Rikaine Westmoreland.

Why Westmoreland? In my lifetime there has been a high profile American general named Westmoreland. I like the connotation of the name in the reader’s mind, for my chief of security.

I have another character whose name I want to mention, Char Osbaldiston. This character started out as a man, but Char is an ambiguous name, and once I’d written a bit more, it made more sense to flip the character to female.

Here’s where it gets fun. As I’ve been developing Char, I’ve given her a lover, a younger, male crew member of a lower rank (it’s a scandal). But in the prequel story that I’d started mapping out before I switched Char to female, Char has a girlfriend.

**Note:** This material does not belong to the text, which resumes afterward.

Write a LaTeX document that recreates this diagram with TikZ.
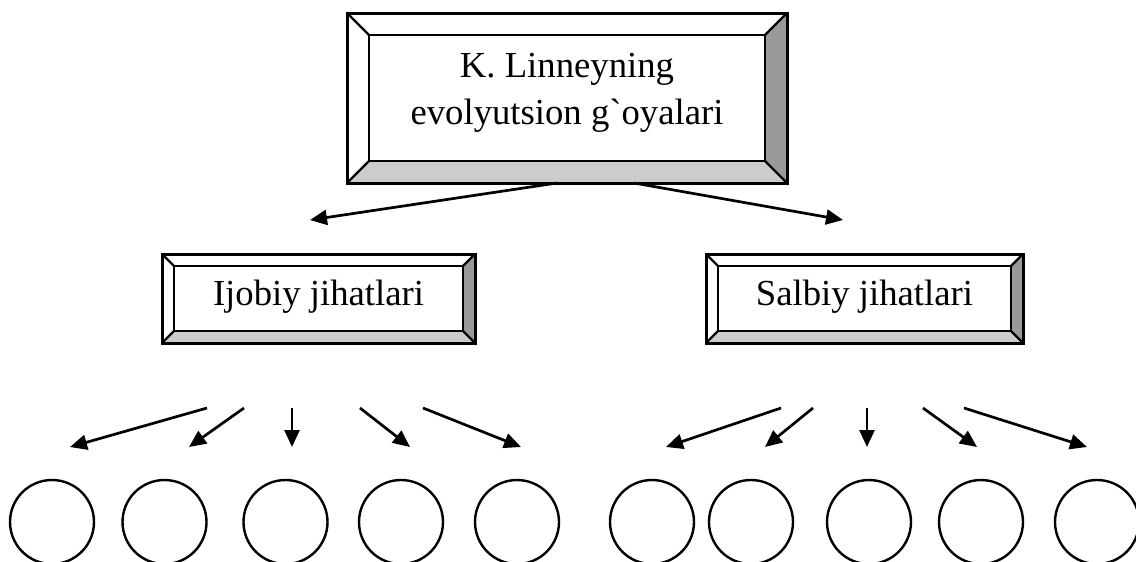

I’ve decided I’m going to leave both as is, without any commentary from crew or narrator (except for the lower-rank scandal). I feel that’s the right way to write this character; she’s comfortable with who she is, so no one challenges her lifestyle.

FYI, the name “Osbaldiston” comes to me from a Canadian Football League kicker, although his name may have been Osbaldistan. I don’t care which it was, this is the name as I’ve decided it exists in that universe and fits Char.